Changes in Arctic sea ice deformation from 2000-2010

Tuesday, 16 December 2014: 9:30 AM
Kim I Martini, University of Washington Seattle Campus, Seattle, WA, United States, Jennifer K Hutchings, University of Alaska Fairbanks, Fairbanks, AK, United States and Ignatius G Rigor, Applied Physics Laboratory University of Washington, Kenmore, WA, United States
Changes in Arctic ice pack deformation between 2000 and 2010 are quantified using triads of drifting buoys to calculate ice shear and divergence. In 2006, an abrupt change in shear magnitude and divergence variance occurred, after which ridging and opening rates increased as did the amplitude of the seasonal cycle of shear and divergence. Deformation peaked during the 2007 extreme minimum summer ice extent and there appears to be a recovery-scale time for the mechanical ice response to this event of at least four years. However, by the end of 2010 the ice pack is still more mobile than prior to the 2006 step change.

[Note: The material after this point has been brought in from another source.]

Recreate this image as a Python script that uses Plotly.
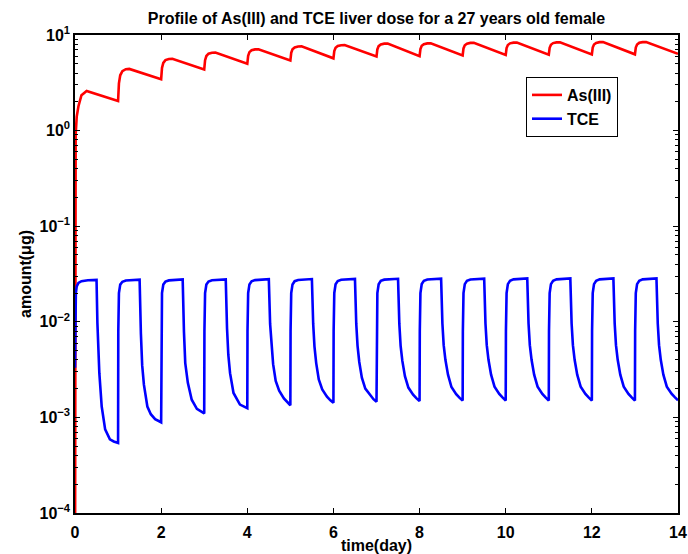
import plotly.graph_objects as go

# ---- data ----
as_t = [0.0, 0.005, 0.015, 0.04, 0.08, 0.15, 0.27, 1.0,
        1.02, 1.05, 1.10, 1.18, 1.26, 2.0,
        2.02, 2.05, 2.10, 2.18, 2.26, 3.0,
        3.02, 3.05, 3.10, 3.18, 3.26, 4.0,
        4.02, 4.05, 4.10, 4.18, 4.26, 5.0,
        5.02, 5.05, 5.10, 5.18, 5.26, 6.0,
        6.02, 6.05, 6.10, 6.18, 6.26, 7.0,
        7.02, 7.05, 7.10, 7.18, 7.26, 8.0,
        8.02, 8.05, 8.10, 8.18, 8.26, 9.0,
        9.02, 9.05, 9.10, 9.18, 9.26, 10.0,
        10.02, 10.05, 10.10, 10.18, 10.26, 11.0,
        11.02, 11.05, 11.10, 11.18, 11.26, 12.0,
        12.02, 12.05, 12.10, 12.18, 12.26, 13.0,
        13.02, 13.05, 13.10, 13.18, 13.26, 14.0]
as_v = [1e-5, 0.3, 0.9, 1.4, 1.8, 2.35, 2.6, 2.04,
        3.12, 3.79, 4.19, 4.39, 4.42, 3.45,
        4.52, 5.11, 5.46, 5.62, 5.65, 4.35,
        5.45, 6.03, 6.37, 6.52, 6.55, 5.0,
        6.06, 6.62, 6.93, 7.07, 7.1, 5.4,
        6.52, 7.10, 7.42, 7.57, 7.6, 5.7,
        6.80, 7.36, 7.68, 7.82, 7.85, 5.95,
        7.07, 7.65, 7.97, 8.12, 8.15, 6.0,
        7.12, 7.70, 8.02, 8.17, 8.2, 6.12,
        7.24, 7.81, 8.12, 8.27, 8.3, 6.18,
        7.29, 7.86, 8.18, 8.32, 8.35, 6.22,
        7.34, 7.91, 8.23, 8.37, 8.4, 6.25,
        7.38, 7.96, 8.27, 8.42, 8.45, 6.28,
        7.39, 7.96, 8.28, 8.42, 8.45, 6.35]

tce_t = [0.0, 0.01, 0.02, 0.04, 0.08, 0.15, 0.3, 0.5,
         0.52, 0.565, 0.62, 0.70, 0.81, 0.9, 1.0,
         1.005, 1.02, 1.05, 1.1, 1.18, 1.3, 1.5,
         1.53, 1.56, 1.60, 1.68, 1.76, 1.86, 2.0,
         2.005, 2.02, 2.05, 2.1, 2.18, 2.3, 2.5,
         2.53, 2.56, 2.62, 2.71, 2.83, 2.92, 3.0,
         3.005, 3.02, 3.05, 3.1, 3.18, 3.3, 3.5,
         3.53, 3.56, 3.60, 3.68, 3.83, 3.92, 4.0,
         4.005, 4.02, 4.05, 4.1, 4.18, 4.3, 4.5,
         4.53, 4.56, 4.60, 4.66, 4.74, 4.85, 4.93, 5.0,
         5.005, 5.02, 5.05, 5.1, 5.18, 5.3, 5.5,
         5.53, 5.56, 5.60, 5.66, 5.74, 5.85, 5.93, 6.0,
         6.005, 6.02, 6.05, 6.1, 6.18, 6.3, 6.5,
         6.53, 6.56, 6.60, 6.66, 6.74, 6.85, 6.93, 7.0,
         7.005, 7.02, 7.05, 7.1, 7.18, 7.3, 7.5,
         7.53, 7.56, 7.60, 7.66, 7.74, 7.85, 7.93, 8.0,
         8.005, 8.02, 8.05, 8.1, 8.18, 8.3, 8.5,
         8.53, 8.56, 8.60, 8.66, 8.74, 8.85, 8.93, 9.0,
         9.005, 9.02, 9.05, 9.1, 9.18, 9.3, 9.5,
         9.53, 9.56, 9.60, 9.66, 9.74, 9.85, 9.93, 10.0,
         10.005, 10.02, 10.05, 10.1, 10.18, 10.3, 10.5,
         10.53, 10.56, 10.60, 10.66, 10.74, 10.85, 10.93, 11.0,
         11.005, 11.02, 11.05, 11.1, 11.18, 11.3, 11.5,
         11.53, 11.56, 11.60, 11.66, 11.74, 11.85, 11.93, 12.0,
         12.005, 12.02, 12.05, 12.1, 12.18, 12.3, 12.5,
         12.53, 12.56, 12.60, 12.66, 12.74, 12.85, 12.93, 13.0,
         13.005, 13.02, 13.05, 13.1, 13.18, 13.3, 13.5,
         13.53, 13.56, 13.60, 13.66, 13.74, 13.85, 13.93, 14.0]
tce_v = [0.0033, 0.014, 0.02, 0.0235, 0.0255, 0.0266, 0.0272, 0.0274,
         0.0097, 0.0029, 0.0013, 0.00075, 0.00059, 0.00056, 0.00054,
         0.008, 0.02, 0.0245, 0.0262, 0.027, 0.0274, 0.0276,
         0.0075, 0.0035, 0.0022, 0.0013, 0.00108, 0.00096, 0.00089,
         0.008, 0.02, 0.0245, 0.0263, 0.0271, 0.0275, 0.0277,
         0.0078, 0.0037, 0.0023, 0.00153, 0.00123, 0.00115, 0.0011,
         0.008, 0.02, 0.0245, 0.0264, 0.0272, 0.0276, 0.0278,
         0.0085, 0.0045, 0.0029, 0.0018, 0.00136, 0.0013, 0.00125,
         0.008, 0.02, 0.0246, 0.0265, 0.0273, 0.0277, 0.0279,
         0.0095, 0.0055, 0.0036, 0.0024, 0.0019, 0.00158, 0.00143, 0.00134,
         0.008, 0.02, 0.0246, 0.0266, 0.0274, 0.0278, 0.0280,
         0.0095, 0.0055, 0.0037, 0.0025, 0.00196, 0.00165, 0.00151, 0.00142,
         0.008, 0.02, 0.0247, 0.0267, 0.0275, 0.0279, 0.0281,
         0.0095, 0.0056, 0.0038, 0.0026, 0.002, 0.00170, 0.00155, 0.00146,
         0.008, 0.02, 0.0247, 0.0268, 0.0276, 0.0280, 0.0282,
         0.0095, 0.0056, 0.0039, 0.0027, 0.00205, 0.00173, 0.00158, 0.00148,
         0.008, 0.02, 0.0248, 0.0268, 0.0277, 0.0281, 0.0283,
         0.0096, 0.0057, 0.004, 0.0028, 0.00208, 0.00175, 0.0016, 0.0015,
         0.008, 0.02, 0.0248, 0.0269, 0.0277, 0.0281, 0.0283,
         0.0096, 0.0057, 0.004, 0.0028, 0.0021, 0.00176, 0.00161, 0.0015,
         0.008, 0.02, 0.0248, 0.0269, 0.0278, 0.0282, 0.0284,
         0.0096, 0.0057, 0.004, 0.0028, 0.0021, 0.00176, 0.00161, 0.0015,
         0.008, 0.02, 0.0248, 0.0269, 0.0278, 0.0282, 0.0284,
         0.0096, 0.0057, 0.004, 0.0028, 0.0021, 0.00176, 0.00161, 0.0015,
         0.008, 0.02, 0.0248, 0.0269, 0.0278, 0.0282, 0.0284,
         0.0096, 0.0057, 0.004, 0.0028, 0.0021, 0.00176, 0.00161, 0.0015,
         0.008, 0.02, 0.0248, 0.0269, 0.0278, 0.0282, 0.0284,
         0.0096, 0.0057, 0.004, 0.0028, 0.0021, 0.00177, 0.00162, 0.00151]

x_ticks = [0, 2, 4, 6, 8, 10, 12, 14]
y_tickvals = [1e-4, 1e-3, 1e-2, 1e-1, 1e0, 1e1]
y_ticktext = ["10<sup>\u22124</sup>", "10<sup>\u22123</sup>", "10<sup>\u22122</sup>",
              "10<sup>\u22121</sup>", "10<sup>0</sup>", "10<sup>1</sup>"]

title_text = "Profile of As(III) and TCE liver dose for a 27 years old female"
x_title = "time(day)"
y_title = "amount(\u03bcg)"

# ---- figure ----
FONT = "Liberation Sans"
minor_vals = []
for e in range(-4, 1):
    for m in range(2, 10):
        minor_vals.append(m * 10 ** e)

fig = go.Figure()
fig.add_trace(go.Scatter(x=as_t, y=as_v, mode="lines", name="As(III)",
                         line=dict(color="#ff0000", width=2.6)))
fig.add_trace(go.Scatter(x=tce_t, y=tce_v, mode="lines", name="TCE",
                         line=dict(color="#0000ff", width=2.6)))

axis_common = dict(showline=True, linecolor="black", linewidth=1.5, mirror="allticks",
                   ticks="inside", tickcolor="black", showgrid=False, zeroline=False,
                   automargin=False,
                   tickfont=dict(family=FONT, size=16, color="black", weight="bold"))

fig.update_layout(
    width=688, height=554,
    margin=dict(l=75, r=10, t=35, b=41),
    paper_bgcolor="white", plot_bgcolor="white",
    title=dict(text=title_text, x=(75 + 678) / 2 / 688, xanchor="center", y=1 - 18 / 554, yanchor="middle",
               font=dict(family=FONT, size=16, color="black", weight="bold")),
    xaxis=dict(range=[0, 14], tickvals=x_ticks, ticklen=5, tickwidth=1,
               ticklabelstandoff=4,
               title=dict(text=x_title, standoff=0,
                          font=dict(family=FONT, size=16, color="black", weight="bold")),
               **axis_common),
    yaxis=dict(type="log", range=[-4, 1], tickvals=y_tickvals, ticktext=y_ticktext,
               ticklen=5, tickwidth=1,
               minor=dict(tickmode="array", tickvals=minor_vals, ticks="inside", ticklen=3,
                          tickcolor="black", showgrid=False),
               title=dict(text=y_title, standoff=4,
                          font=dict(family=FONT, size=16, color="black", weight="bold")),
               **axis_common),
    legend=dict(x=(526 - 75) / 603, y=(513 - 77) / 478, xanchor="left", yanchor="top",
                bordercolor="black", borderwidth=1, bgcolor="white",
                font=dict(family=FONT, size=16, color="black", weight="bold"),
                tracegroupgap=0, itemwidth=30),
    showlegend=True,
)

fig.write_html("out.html")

Increased ice mobility and deformation is likely caused by an increase in the mechanical response to atmospheric forcing and enhanced ice-ocean stress rather than stronger forcing, as wind speeds have not increased during this period. Increased opening rates result in increased areas of lead ice, especially entering summer 2008, that likely preconditioned the ice pack for enhanced melt.